REQUIRED TASK. Copy out the line that contains "The picture is", the line that contains "const xTickValues = xTickLabels.map((l)", and every line between them, exactly, and nothing else.

DATA EXCERPT.
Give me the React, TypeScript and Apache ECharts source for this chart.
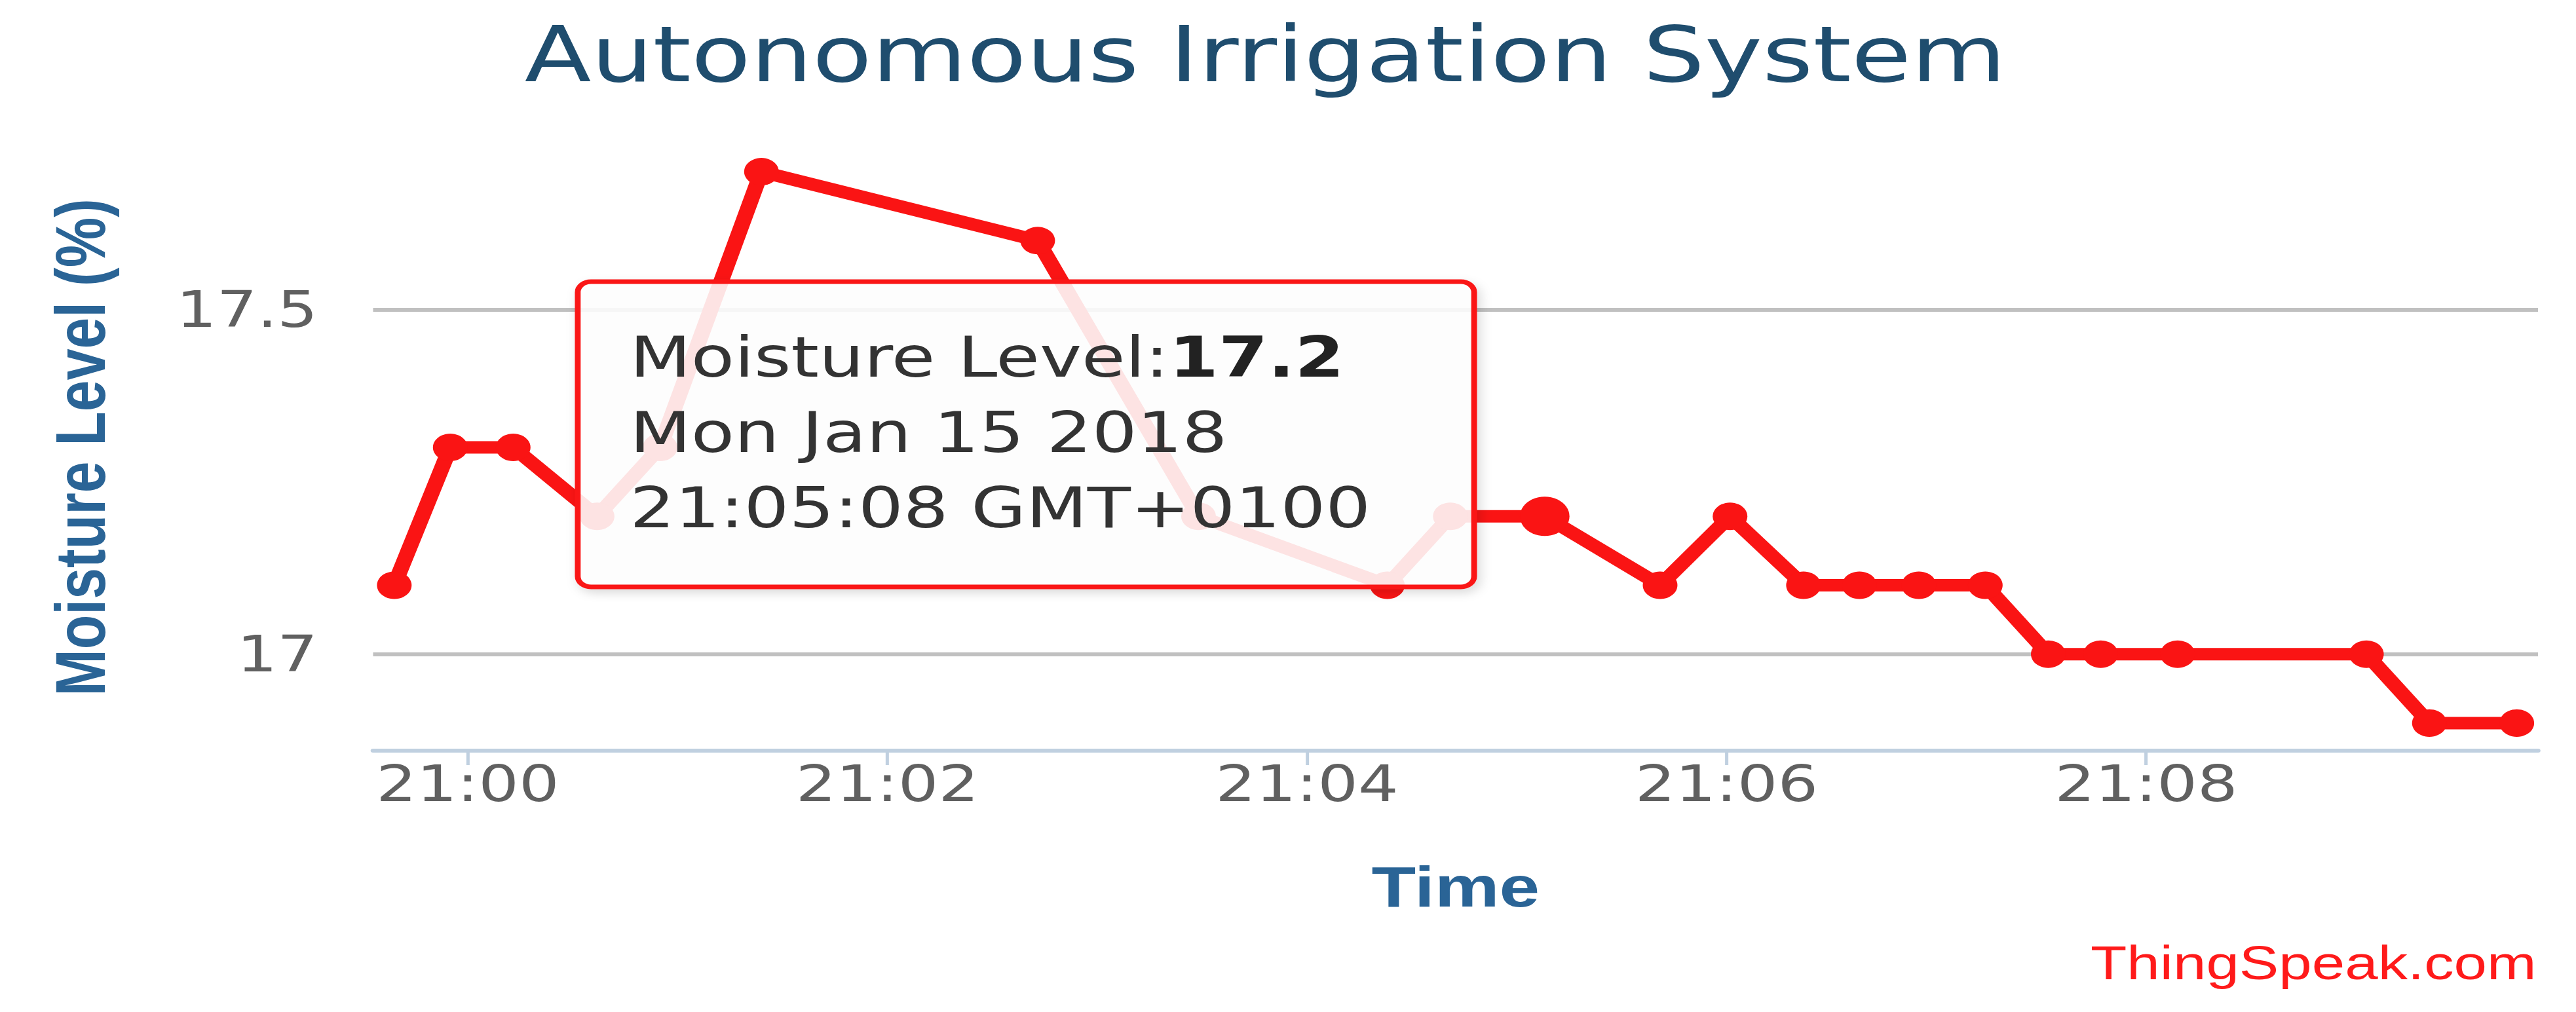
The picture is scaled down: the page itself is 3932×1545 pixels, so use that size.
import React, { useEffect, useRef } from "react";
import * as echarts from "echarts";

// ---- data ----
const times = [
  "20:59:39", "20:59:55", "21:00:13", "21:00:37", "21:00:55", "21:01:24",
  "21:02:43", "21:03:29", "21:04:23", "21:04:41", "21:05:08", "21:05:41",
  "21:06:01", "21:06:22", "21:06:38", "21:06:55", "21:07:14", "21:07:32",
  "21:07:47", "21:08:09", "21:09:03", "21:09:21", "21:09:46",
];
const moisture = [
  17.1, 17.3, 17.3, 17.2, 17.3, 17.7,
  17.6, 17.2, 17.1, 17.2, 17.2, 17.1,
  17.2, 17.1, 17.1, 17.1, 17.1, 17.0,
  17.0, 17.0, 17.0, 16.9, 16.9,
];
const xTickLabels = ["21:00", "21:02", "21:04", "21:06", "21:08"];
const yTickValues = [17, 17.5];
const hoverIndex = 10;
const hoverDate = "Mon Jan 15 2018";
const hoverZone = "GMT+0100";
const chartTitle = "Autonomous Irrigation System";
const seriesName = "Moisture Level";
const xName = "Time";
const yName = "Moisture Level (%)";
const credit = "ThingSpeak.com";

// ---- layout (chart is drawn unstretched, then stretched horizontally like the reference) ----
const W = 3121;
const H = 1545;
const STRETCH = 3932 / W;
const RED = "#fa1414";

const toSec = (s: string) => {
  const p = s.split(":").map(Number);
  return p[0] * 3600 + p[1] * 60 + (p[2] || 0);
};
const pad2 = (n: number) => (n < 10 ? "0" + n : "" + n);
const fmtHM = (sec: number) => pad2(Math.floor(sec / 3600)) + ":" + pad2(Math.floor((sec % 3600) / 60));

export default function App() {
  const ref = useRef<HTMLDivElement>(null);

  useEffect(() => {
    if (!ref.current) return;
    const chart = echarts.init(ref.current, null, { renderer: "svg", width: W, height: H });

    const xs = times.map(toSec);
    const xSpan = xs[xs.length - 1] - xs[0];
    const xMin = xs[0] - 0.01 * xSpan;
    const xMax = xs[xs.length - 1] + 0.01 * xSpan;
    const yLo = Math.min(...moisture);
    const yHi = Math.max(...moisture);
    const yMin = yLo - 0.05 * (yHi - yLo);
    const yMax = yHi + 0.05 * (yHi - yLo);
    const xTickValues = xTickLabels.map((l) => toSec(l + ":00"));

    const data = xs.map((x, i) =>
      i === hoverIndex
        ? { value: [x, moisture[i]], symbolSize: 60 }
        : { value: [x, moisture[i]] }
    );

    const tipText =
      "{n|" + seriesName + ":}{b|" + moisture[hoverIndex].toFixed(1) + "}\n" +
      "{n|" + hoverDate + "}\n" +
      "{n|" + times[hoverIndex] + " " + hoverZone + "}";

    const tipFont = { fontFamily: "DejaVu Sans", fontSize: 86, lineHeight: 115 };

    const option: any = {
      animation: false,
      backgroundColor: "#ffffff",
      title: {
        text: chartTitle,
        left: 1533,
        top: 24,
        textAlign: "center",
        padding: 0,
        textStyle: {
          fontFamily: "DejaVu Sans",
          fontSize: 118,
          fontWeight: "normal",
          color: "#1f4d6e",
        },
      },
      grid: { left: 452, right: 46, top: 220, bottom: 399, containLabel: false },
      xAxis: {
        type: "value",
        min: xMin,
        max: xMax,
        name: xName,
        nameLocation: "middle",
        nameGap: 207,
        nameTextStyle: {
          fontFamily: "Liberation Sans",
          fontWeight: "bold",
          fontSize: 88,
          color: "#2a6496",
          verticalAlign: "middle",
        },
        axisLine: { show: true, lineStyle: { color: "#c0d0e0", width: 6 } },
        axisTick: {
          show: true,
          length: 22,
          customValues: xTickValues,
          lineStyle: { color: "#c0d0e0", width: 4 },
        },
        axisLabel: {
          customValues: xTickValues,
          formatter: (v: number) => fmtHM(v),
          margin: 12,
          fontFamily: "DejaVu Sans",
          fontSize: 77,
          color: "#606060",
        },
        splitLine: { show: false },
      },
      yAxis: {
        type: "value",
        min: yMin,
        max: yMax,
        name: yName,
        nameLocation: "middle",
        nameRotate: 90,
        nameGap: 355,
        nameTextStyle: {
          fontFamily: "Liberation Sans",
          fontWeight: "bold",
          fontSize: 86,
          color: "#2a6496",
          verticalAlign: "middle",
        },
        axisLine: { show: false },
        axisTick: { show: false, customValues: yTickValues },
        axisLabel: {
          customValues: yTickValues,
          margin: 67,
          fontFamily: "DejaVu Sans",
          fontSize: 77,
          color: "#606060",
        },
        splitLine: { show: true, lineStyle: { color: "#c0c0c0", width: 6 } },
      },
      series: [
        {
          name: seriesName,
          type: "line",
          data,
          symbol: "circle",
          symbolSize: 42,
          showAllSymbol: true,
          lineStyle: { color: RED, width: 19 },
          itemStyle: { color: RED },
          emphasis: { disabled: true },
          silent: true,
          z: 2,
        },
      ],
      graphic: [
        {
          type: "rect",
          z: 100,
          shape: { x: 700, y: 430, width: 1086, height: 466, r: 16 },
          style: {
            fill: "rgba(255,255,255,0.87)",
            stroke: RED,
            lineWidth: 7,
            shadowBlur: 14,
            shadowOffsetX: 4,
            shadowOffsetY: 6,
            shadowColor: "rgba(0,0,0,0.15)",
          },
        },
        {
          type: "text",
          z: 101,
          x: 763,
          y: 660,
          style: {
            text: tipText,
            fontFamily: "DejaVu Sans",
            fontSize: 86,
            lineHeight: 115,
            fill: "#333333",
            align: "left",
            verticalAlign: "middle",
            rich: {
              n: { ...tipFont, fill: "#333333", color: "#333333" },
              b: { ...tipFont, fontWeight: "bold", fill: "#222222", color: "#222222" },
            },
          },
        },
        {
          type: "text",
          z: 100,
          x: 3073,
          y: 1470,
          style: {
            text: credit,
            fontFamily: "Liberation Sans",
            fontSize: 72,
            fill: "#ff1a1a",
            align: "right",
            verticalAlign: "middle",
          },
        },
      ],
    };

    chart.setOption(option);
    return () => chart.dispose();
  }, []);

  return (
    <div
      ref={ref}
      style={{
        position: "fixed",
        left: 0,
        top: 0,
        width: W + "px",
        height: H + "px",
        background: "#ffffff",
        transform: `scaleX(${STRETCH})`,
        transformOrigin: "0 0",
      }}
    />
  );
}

THE RESULT.
The picture is scaled down: the page itself is 3932×1545 pixels, so use that size.
import React, { useEffect, useRef } from "react";
import * as echarts from "echarts";

// ---- data ----
const times = [
  "20:59:39", "20:59:55", "21:00:13", "21:00:37", "21:00:55", "21:01:24",
  "21:02:43", "21:03:29", "21:04:23", "21:04:41", "21:05:08", "21:05:41",
  "21:06:01", "21:06:22", "21:06:38", "21:06:55", "21:07:14", "21:07:32",
  "21:07:47", "21:08:09", "21:09:03", "21:09:21", "21:09:46",
];
const moisture = [
  17.1, 17.3, 17.3, 17.2, 17.3, 17.7,
  17.6, 17.2, 17.1, 17.2, 17.2, 17.1,
  17.2, 17.1, 17.1, 17.1, 17.1, 17.0,
  17.0, 17.0, 17.0, 16.9, 16.9,
];
const xTickLabels = ["21:00", "21:02", "21:04", "21:06", "21:08"];
const yTickValues = [17, 17.5];
const hoverIndex = 10;
const hoverDate = "Mon Jan 15 2018";
const hoverZone = "GMT+0100";
const chartTitle = "Autonomous Irrigation System";
const seriesName = "Moisture Level";
const xName = "Time";
const yName = "Moisture Level (%)";
const credit = "ThingSpeak.com";

// ---- layout (chart is drawn unstretched, then stretched horizontally like the reference) ----
const W = 3121;
const H = 1545;
const STRETCH = 3932 / W;
const RED = "#fa1414";

const toSec = (s: string) => {
  const p = s.split(":").map(Number);
  return p[0] * 3600 + p[1] * 60 + (p[2] || 0);
};
const pad2 = (n: number) => (n < 10 ? "0" + n : "" + n);
const fmtHM = (sec: number) => pad2(Math.floor(sec / 3600)) + ":" + pad2(Math.floor((sec % 3600) / 60));

export default function App() {
  const ref = useRef<HTMLDivElement>(null);

  useEffect(() => {
    if (!ref.current) return;
    const chart = echarts.init(ref.current, null, { renderer: "svg", width: W, height: H });

    const xs = times.map(toSec);
    const xSpan = xs[xs.length - 1] - xs[0];
    const xMin = xs[0] - 0.01 * xSpan;
    const xMax = xs[xs.length - 1] + 0.01 * xSpan;
    const yLo = Math.min(...moisture);
    const yHi = Math.max(...moisture);
    const yMin = yLo - 0.05 * (yHi - yLo);
    const yMax = yHi + 0.05 * (yHi - yLo);
    const xTickValues = xTickLabels.map((l) => toSec(l + ":00"));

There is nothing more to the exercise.